C’est dire que ne pas comprendre ce n’est alors pas la reconnaissance de ne pas
savoir, mais c’est de ne pas accéder à la vérité ou au sens d’une conception
différente de la sienne. L’incompréhension des pharisiens favorise ainsi directement les illusions et par là même le refus de se
remettre en question, ce qui conduit à l’immobilisme dénoncé par Jésus : « Vous abandonnez le commandement de Dieu, et
vous observez la tradition des hommes. Il leur dit encore :
Vous rejetez fort bien le commandement de Dieu, pour garder votre tradition »
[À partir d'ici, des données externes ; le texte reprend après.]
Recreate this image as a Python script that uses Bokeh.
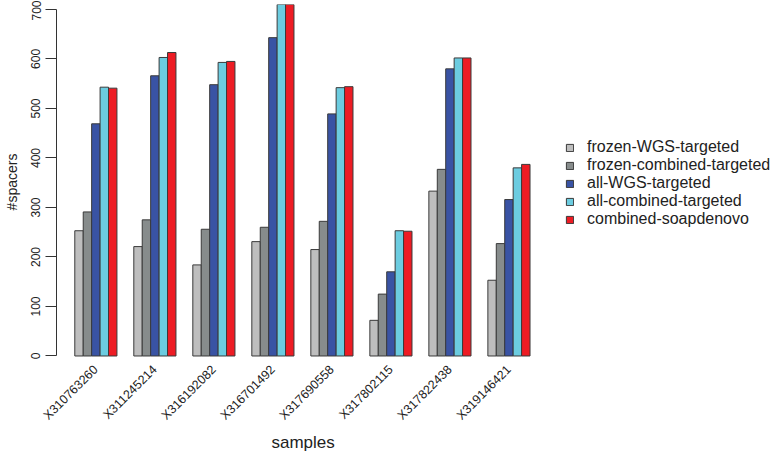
import math
from bokeh.plotting import figure
from bokeh.models import Range1d, FixedTicker, Legend, LegendItem, ColumnDataSource, Title
from bokeh.embed import file_html
from bokeh.resources import INLINE

samples = ["X310763260", "X311245214", "X316192082", "X316701492",
           "X317690558", "X317802115", "X317822438", "X319146421"]
series_names = ["frozen-WGS-targeted", "frozen-combined-targeted", "all-WGS-targeted",
                "all-combined-targeted", "combined-soapdenovo"]
frozen_wgs = [253, 221, 184, 231, 215, 72, 333, 153]
frozen_comb = [291, 275, 256, 260, 272, 125, 377, 227]
all_wgs = [469, 566, 548, 643, 489, 170, 580, 316]
all_comb = [543, 603, 593, 710, 542, 253, 602, 380]
soap = [541, 613, 595, 710, 544, 252, 602, 387]
colors = ["#BEBEBE", "#878C8C", "#3953A4", "#6CCCE0", "#ED1C24"]
y_ticks = [0, 100, 200, 300, 400, 500, 600, 700]

series = [frozen_wgs, frozen_comb, all_wgs, all_comb, soap]
n_groups = len(samples)
period = 7  # 5 bars + gap of 2 bar widths
group_centers = [4 + period * g for g in range(n_groups)]

FONT = "Liberation Sans"
TXT = "#222222"

p = figure(width=775, height=451, output_backend="svg", toolbar_location=None,
           x_range=Range1d(-0.67, 84.62), y_range=Range1d(-7.1, 710),
           min_border_left=56, min_border_right=0, min_border_top=4,
           min_border_bottom=92)
p.outline_line_color = None
p.xgrid.visible = False
p.ygrid.visible = False
p.background_fill_color = "white"
p.border_fill_color = "white"

items = []
for k, (vals, name, col) in enumerate(zip(series, series_names, colors)):
    xs = [2 + period * g + k for g in range(n_groups)]
    src = ColumnDataSource(dict(x=xs, top=vals))
    r = p.vbar(x="x", top="top", bottom=0, width=1, source=src,
               fill_color=col, line_color="#3a3a3a", line_width=1)
    items.append(LegendItem(label=name, renderers=[r]))

xa = p.xaxis[0]
xa.ticker = FixedTicker(ticks=group_centers)
xa.major_label_overrides = {c: s for c, s in zip(group_centers, samples)}
xa.major_label_orientation = math.pi / 4
xa.axis_line_color = None
xa.major_tick_line_color = None
xa.minor_tick_line_color = None
xa.major_label_text_font = FONT
xa.major_label_text_font_size = "12.5px"
xa.major_label_text_color = TXT
xa.major_label_standoff = 2

p.add_layout(Title(text="samples", align="left", offset=215, standoff=0,
                   text_font=FONT, text_font_size="17px", text_font_style="normal",
                   text_color=TXT), "below")

ya = p.yaxis[0]
ya.ticker = FixedTicker(ticks=y_ticks)
ya.bounds = (0, 700)
ya.major_label_orientation = "vertical"
ya.axis_line_color = "#333333"
ya.major_tick_line_color = "#333333"
ya.minor_tick_line_color = None
ya.major_tick_out = 11
ya.major_tick_in = 0
ya.major_label_standoff = 5
ya.major_label_text_font = FONT
ya.major_label_text_font_size = "12px"
ya.major_label_text_color = TXT
ya.axis_label = "#spacers"
ya.axis_label_text_font = FONT
ya.axis_label_text_font_size = "14px"
ya.axis_label_text_font_style = "normal"
ya.axis_label_text_color = TXT
ya.axis_label_standoff = 9

legend = Legend(items=items, location=(509, 131),
                glyph_width=9, glyph_height=9, label_text_font=FONT,
                label_text_font_size="16px", label_text_color=TXT,
                label_height=18, spacing=0, padding=0, margin=0,
                label_standoff=13, border_line_color=None,
                background_fill_alpha=0)
p.add_layout(legend, "center")

open("out.html", "w").write(file_html(p, INLINE))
(Mc 7.8-9). Face aux pharisiens qui présentent un front uni à la nouveauté et
figurant l’immobilisme, ici comme dans d’autres évangiles, la prise de Parole
de Jésus se détache avec netteté de la rhétorique pharisaïque. Car, les
pharisiens tenaient leurs discours par un jeu de discriminations plus sociales
que morales. Il ne faut pas non plus ignorer que la société où vivait Jésus
était un vaste monde où régnaient des exclusions humaines et religieuses. Pour les juifs très
soucieux de pureté légale, tout contact
physique avec les pécheurs publics était prohibé. C’est ainsi que la levée de
toutes ces exclusions par Jésus était devenue une source d’incompréhensions des
pharisiens. Une incompréhension qui nourrissait en ce sens la passivité de leur
esprit, qui ne réfléchissait plus, et n’acceptait aucune réforme.
Enfin, toutes ces
incompréhensions relevaient des autorités de divers types (religieux, morales
ou même politiques) qui étaient plus ou moins directement responsables de l’élimination
de Jésus. Il faut aussi noter que l’incompréhension était plus nette du côté de
la famille de Jésus (3.21, 31-35) qui considérait qu’il a « perdu la tête »
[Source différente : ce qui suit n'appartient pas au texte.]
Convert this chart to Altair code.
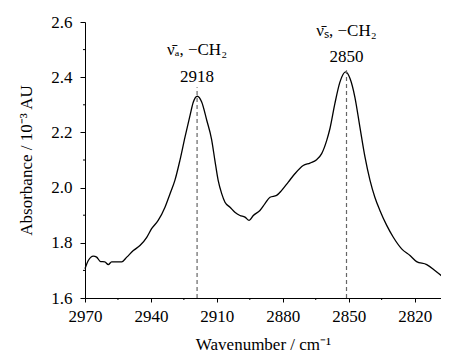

(exeste, aor.2 de existemi : être hors de). Jésus manifestait d’ailleurs à
cette occasion que la rupture était réelle avec sa famille naturelle. Il ne
reconnaissait plus en effet ni mère, ni frères sauf en la personne de celles et
ceux qui, en cercle autour de lui, font la volonté de Dieu. Cette démarche
suscitait une véritable opposition à l’Evangile du Royaume que Jésus proclamait
en paroles et en actes et dont personne ne comprenait le sens.
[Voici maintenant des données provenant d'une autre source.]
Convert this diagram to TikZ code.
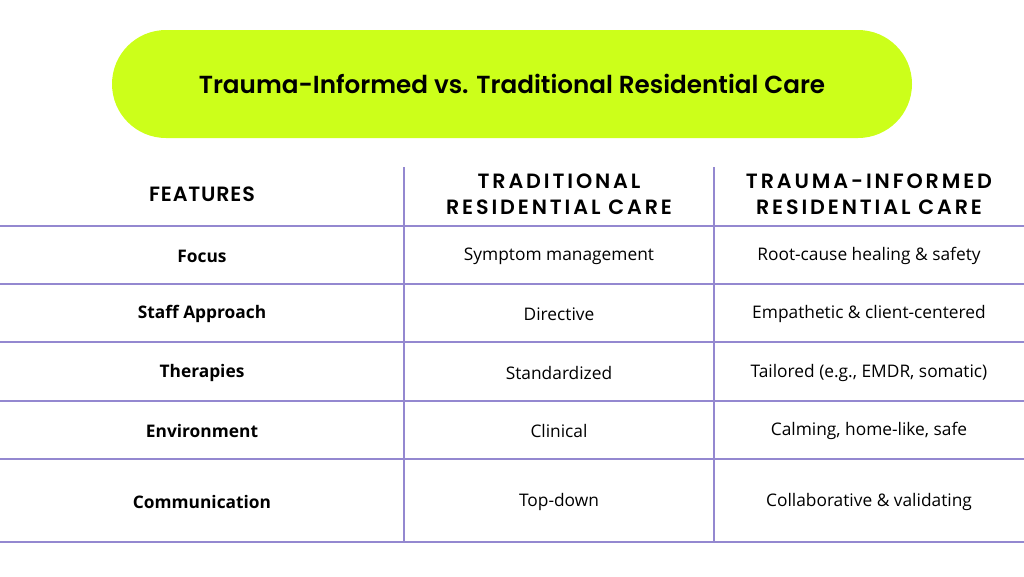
\documentclass[tikz,border=0pt]{standalone}
\usepackage{fontspec}
\setmainfont{Open Sans}
\newfontfamily\headfont[LetterSpace=14]{Poppins SemiBold}
\newfontfamily\featfont[LetterSpace=4]{Poppins SemiBold}
\newfontfamily\titlefont{Poppins SemiBold}
\definecolor{lime}{HTML}{CCFF1A}
\definecolor{gridline}{HTML}{9488D0}
\tikzset{
     cellText/.style =
        { font=\fontsize{13}{15}\selectfont
        , align=center
        }
   , featureText/.style =
        { cellText
        , font=\fontsize{13}{15}\selectfont\bfseries
        }
   , headText/.style =
        { align=center
        , font=\fontsize{15.5}{19.5}\selectfont\headfont
        }
}
\begin{document}
\begin{tikzpicture}
            [ x=0.75pt
            , y=-0.75pt
            , gridLine/.style={draw=gridline, line width=0.8pt}
            ]
            \useasboundingbox (0,0) rectangle (1024,576);
            \node[fill=lime, rounded corners=54*0.75pt, minimum width=800*0.75pt,
                  minimum height=108*0.75pt, inner sep=0pt] (title) at (512,84)
                  {\fontsize{18.5}{22}\selectfont\titlefont Trauma-Informed vs. Traditional Residential Care};

            % grid
            \foreach \y in {226,284,342,401,459,542}
                \draw[gridLine] (0,\y) -- (1024,\y);
            \draw[gridLine] (404,167) -- (404,542);
            \draw[gridLine] (714,167) -- (714,542);

            % header row
            \node[headText, font=\fontsize{15.5}{19.5}\selectfont\featfont] (hFeat) at (202,194) {FEATURES};
            \node[headText] (hTrad) at (559,194) {TRADITIONAL\\RESIDENTIAL CARE};
            \node[headText] (hTrauma) at (869,194) {TRAUMA-INFORMED\\RESIDENTIAL CARE};

            % body rows
            \foreach \y/\f/\a/\b/\n in
                { 256/Focus/Symptom management/Root-cause healing \& safety/1
                , 314/Staff Approach/Directive/Empathetic \& client-centered/2
                , 373/Therapies/Standardized/{Tailored (e.g., EMDR, somatic)}/3
                , 431/Environment/Clinical/{Calming, home-like, safe}/4
                , 502/Communication/Top-down/Collaborative \& validating/5
                }
            {
                \node[featureText] (f\n) at (202,\y) {\f};
                \node[cellText] (a\n) at (559,\y) {\a};
                \node[cellText] (b\n) at (869,\y) {\b};
            }
\end{tikzpicture}
\end{document}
Par contre, concernant les disciples de
Jésus, l’incompréhension n’est pas un obstacle ni une source de conflits. Car,
leur incompréhension est accompagnée de la volonté de progresser, d’interroger leur maître pour mieux comprendre (Mc 9.28-29 ;33-37,38).
Cette incompréhension ne porte pas
préjudice aux relations humaines parce qu’elle fait preuve d’ouverture d’esprit
pour écouter et intégrer une partie de la conception de leur Maître. En ce
sens, au lieu des conflits, l’incompréhension multiplie les échanges et s’inscrit
dans une quête infinie d’une meilleure compréhension, laquelle peut être
obtenue par une analyse sans cesse actualisée de l’expérience. L’incompréhension
doit être comprise ici comme un tremplin vers plus de compréhension. Elle
oblige le sujet à être actif et continuellement se remettre en question. Dans
ce cas-là, la compréhension statique et immuable ne peut être obtenue puisque l’expérience
agit en permanence entre le sujet et le
monde.
In fine, la recherche de
compréhension afin de pallier l'incompréhension était une conquête indéfinie pour les disciples de Jésus.
Ils en ont retiré d’ailleurs une plus grande liberté et responsabilité. Mais, pour être capable d'aller de l'incompréhension à la compréhension, il faudra d'abord acquérir une certaine humilité pour mieux être à l'écoute de l'autre. Dans le cas contraire, l'incompréhension ne peut que générer des malentendus, des conflits ou des controverses. C'est la cas des pharisiens et des autorités juives.
Que chacun de nous cherche à comprendre l'autre avant de le juger !!
Que chacun de nous cherche à comprendre l'autre avant de le juger !!